:: OBJECTIVE ::
Out of the lines in this data, how many include "matplotlib"? Give the number and nothing else.

:: DATASET EXCERPT ::
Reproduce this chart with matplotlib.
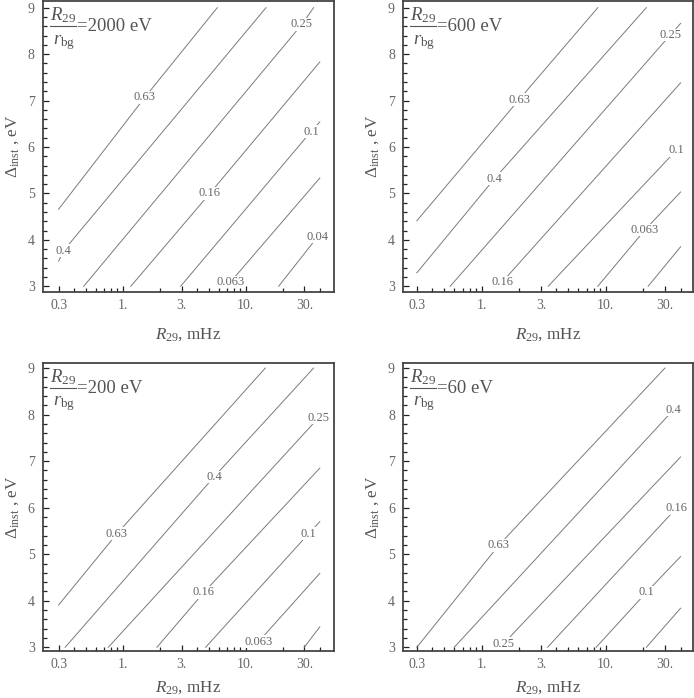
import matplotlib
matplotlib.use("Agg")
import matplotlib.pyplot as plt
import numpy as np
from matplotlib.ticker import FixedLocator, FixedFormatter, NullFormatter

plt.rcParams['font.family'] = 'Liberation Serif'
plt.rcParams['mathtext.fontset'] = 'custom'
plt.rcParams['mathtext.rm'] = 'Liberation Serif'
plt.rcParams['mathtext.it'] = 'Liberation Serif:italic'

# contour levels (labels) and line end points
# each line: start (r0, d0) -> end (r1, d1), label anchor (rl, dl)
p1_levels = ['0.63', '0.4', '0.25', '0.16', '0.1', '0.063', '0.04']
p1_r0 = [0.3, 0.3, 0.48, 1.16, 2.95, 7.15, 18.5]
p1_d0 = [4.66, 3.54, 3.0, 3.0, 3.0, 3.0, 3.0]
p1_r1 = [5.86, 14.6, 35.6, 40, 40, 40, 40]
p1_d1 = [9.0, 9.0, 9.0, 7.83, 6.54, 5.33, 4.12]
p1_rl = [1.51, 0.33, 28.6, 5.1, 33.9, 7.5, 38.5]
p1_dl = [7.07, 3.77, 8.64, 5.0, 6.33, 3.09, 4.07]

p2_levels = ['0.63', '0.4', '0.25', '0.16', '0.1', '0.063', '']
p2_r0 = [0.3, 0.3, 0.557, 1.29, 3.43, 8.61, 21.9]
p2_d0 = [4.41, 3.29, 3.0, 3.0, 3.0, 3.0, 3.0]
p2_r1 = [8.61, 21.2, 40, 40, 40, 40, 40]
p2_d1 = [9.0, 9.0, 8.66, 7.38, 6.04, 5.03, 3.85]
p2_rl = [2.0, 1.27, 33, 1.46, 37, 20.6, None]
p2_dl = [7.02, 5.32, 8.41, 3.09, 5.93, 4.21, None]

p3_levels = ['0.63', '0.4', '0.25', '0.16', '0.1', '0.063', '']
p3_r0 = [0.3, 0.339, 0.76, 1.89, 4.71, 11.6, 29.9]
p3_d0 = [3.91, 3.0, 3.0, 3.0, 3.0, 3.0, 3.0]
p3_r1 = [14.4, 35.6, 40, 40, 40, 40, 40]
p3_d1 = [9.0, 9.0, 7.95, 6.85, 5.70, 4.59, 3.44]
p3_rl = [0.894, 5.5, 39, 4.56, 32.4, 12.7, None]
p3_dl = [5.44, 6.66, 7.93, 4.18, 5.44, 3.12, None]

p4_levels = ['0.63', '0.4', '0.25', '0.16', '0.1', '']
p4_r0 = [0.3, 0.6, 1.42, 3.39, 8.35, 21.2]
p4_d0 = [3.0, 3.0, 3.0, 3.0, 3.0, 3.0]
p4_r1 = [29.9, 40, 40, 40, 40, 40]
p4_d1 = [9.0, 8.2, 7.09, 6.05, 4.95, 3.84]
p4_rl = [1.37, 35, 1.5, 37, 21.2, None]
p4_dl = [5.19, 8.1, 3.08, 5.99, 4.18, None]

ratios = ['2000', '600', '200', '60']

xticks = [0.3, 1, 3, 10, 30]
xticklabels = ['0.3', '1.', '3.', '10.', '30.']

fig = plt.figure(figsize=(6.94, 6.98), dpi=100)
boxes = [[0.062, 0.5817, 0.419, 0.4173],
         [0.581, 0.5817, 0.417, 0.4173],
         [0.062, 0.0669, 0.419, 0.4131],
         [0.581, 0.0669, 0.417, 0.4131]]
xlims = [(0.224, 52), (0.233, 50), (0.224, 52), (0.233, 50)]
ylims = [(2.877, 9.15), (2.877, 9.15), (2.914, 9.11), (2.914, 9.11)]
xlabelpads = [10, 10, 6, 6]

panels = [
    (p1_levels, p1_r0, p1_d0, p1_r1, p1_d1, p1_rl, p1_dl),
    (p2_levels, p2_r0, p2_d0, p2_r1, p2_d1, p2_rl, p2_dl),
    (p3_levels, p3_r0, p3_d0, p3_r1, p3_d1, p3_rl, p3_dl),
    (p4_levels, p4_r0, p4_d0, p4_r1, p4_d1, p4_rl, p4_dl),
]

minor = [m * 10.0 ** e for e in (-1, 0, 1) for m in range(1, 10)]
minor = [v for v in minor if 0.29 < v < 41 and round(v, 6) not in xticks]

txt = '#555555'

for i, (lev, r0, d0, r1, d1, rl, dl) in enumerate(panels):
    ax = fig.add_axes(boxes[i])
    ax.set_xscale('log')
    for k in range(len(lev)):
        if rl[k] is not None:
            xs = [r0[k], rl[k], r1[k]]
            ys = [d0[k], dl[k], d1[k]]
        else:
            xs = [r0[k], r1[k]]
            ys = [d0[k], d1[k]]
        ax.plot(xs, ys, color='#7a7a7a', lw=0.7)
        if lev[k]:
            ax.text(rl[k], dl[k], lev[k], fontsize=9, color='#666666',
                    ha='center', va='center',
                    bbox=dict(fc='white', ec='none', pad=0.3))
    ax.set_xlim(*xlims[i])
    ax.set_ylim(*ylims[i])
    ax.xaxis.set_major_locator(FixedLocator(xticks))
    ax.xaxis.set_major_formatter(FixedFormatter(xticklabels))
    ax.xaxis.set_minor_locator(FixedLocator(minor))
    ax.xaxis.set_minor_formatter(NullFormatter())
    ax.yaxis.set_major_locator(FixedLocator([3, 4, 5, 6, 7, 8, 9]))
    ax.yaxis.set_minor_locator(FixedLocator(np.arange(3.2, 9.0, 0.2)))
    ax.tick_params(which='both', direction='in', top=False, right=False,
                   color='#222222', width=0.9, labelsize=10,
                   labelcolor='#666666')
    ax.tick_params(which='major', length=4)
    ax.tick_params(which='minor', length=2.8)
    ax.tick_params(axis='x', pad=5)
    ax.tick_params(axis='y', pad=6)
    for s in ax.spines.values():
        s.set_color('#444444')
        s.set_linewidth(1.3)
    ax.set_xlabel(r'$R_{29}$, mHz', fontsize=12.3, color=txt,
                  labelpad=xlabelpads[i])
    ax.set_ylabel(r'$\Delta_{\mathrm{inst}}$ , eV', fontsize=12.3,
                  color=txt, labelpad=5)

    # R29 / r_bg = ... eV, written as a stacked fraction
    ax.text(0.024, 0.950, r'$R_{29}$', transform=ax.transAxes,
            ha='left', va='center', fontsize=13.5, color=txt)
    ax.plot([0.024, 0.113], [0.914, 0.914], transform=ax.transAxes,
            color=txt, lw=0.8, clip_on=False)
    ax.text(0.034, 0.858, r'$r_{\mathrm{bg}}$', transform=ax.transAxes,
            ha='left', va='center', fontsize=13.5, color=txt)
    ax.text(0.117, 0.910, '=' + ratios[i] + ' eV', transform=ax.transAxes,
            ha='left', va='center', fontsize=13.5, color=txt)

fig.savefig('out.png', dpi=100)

:: EXERCISE SOLUTION ::
5